For years, Shahan and his secretary, the Reverend Bernard A. McKenna, were the “two master minds” of the Shrine project, but shortly after Shahan’s death in 1932, McKenna—the Shrine’s first director—returned to his pastoral work in Philadelphia (Tweed 29–30). The loss of leadership was compounded by the onset of the Great Depression and the United States’ eventual entry into WWII; the project lay dormant after the crypt level was completed in 1931.

Aerial view of the CatholicU campus, ca. 1931. As local historian Robert P. Malesky notes, the Shrine at that time “was perhaps the lowest, flattest functioning church in the United States.”

For more than two decades the lower church evoked the “Half sunk” Ozymandias; at one time, the bishop of Reno complained that it “remained a shapeless bulk of masonry half-buried in the ground” (Tweed 42). Following a 23-year hiatus, construction resumed in 1954 and the superstructure was formally dedicated on November 20, 1959. For more on that story, stay tuned for the centennial in 2059!

Although the foundation stone isn’t visible from the outside, you can see it by visiting what is now the Oratory of Our Lady of Antipolo, or #17 on the page-two map from this 1931 guide book.

 

Works Cited

“Dedication of the Trinity Dome,” https://www.nationalshrine.org/history/#timeline.

“Glories of the Crypt,” The National Shrine of the Immaculate Conception (Salve Regina Press, August 1, 1924). Thomas Joseph Shahan Papers. Collection 69, Box 39, Folder 6.

“Idea Many Years Old.” The National Shrine of the Immaculate Conception (Salve Regina Press, August 1, 1924). Thomas Joseph Shahan Papers. Collection 69, Box 39, Folder 6.

Letter to Mr. Jenkins, dated July 28, 1910. Thomas Joseph Shahan Papers. Collection 69, Box 39, Folder 6.

Malesky, Robert P. The Catholic University of America. Arcadia, 2010.

Nuesse, C. Joseph. The Catholic University of America: A Centennial History.
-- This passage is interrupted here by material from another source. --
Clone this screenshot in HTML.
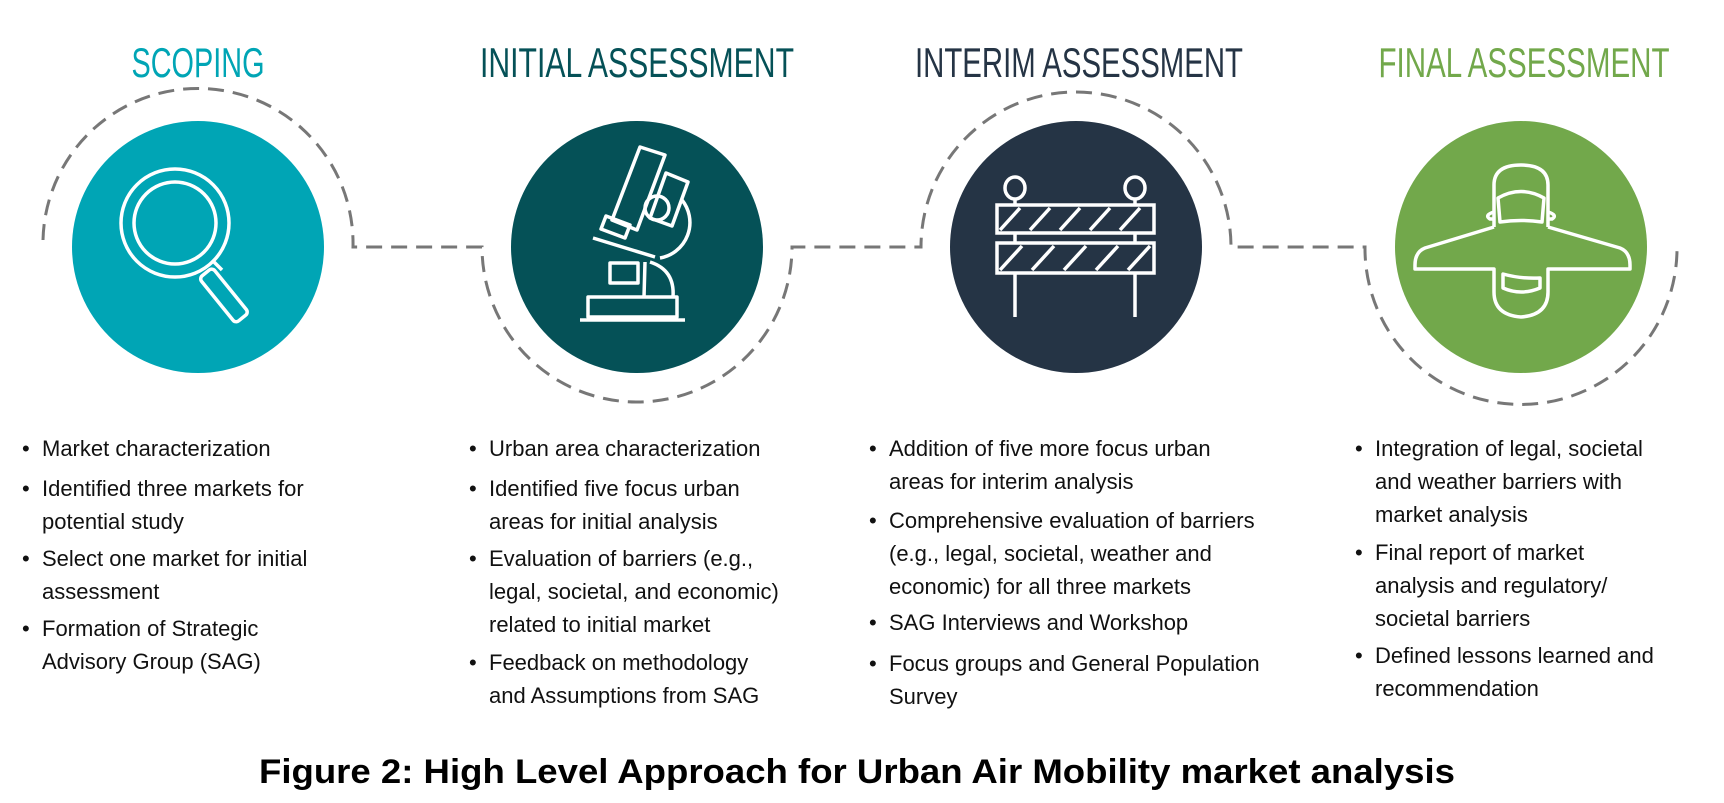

CUA Press, 1990.

“On This Day in History,” September 23, 2019, https://www.nationalshrine.org/blog/on-this-day-in-history-the-laying-of-the-basilicas-foundation-stone/

Tweed, Thomas A. America’s Church: The National Shrine and Catholic Presence in the Nation’s Capital. Oxford, 2011.

Vast Shrine Is Begun,” The Washington Post, September 24, 1920. The National Shrine of the Immaculate Conception Collection. Collection 48, Box 9, Folder 1.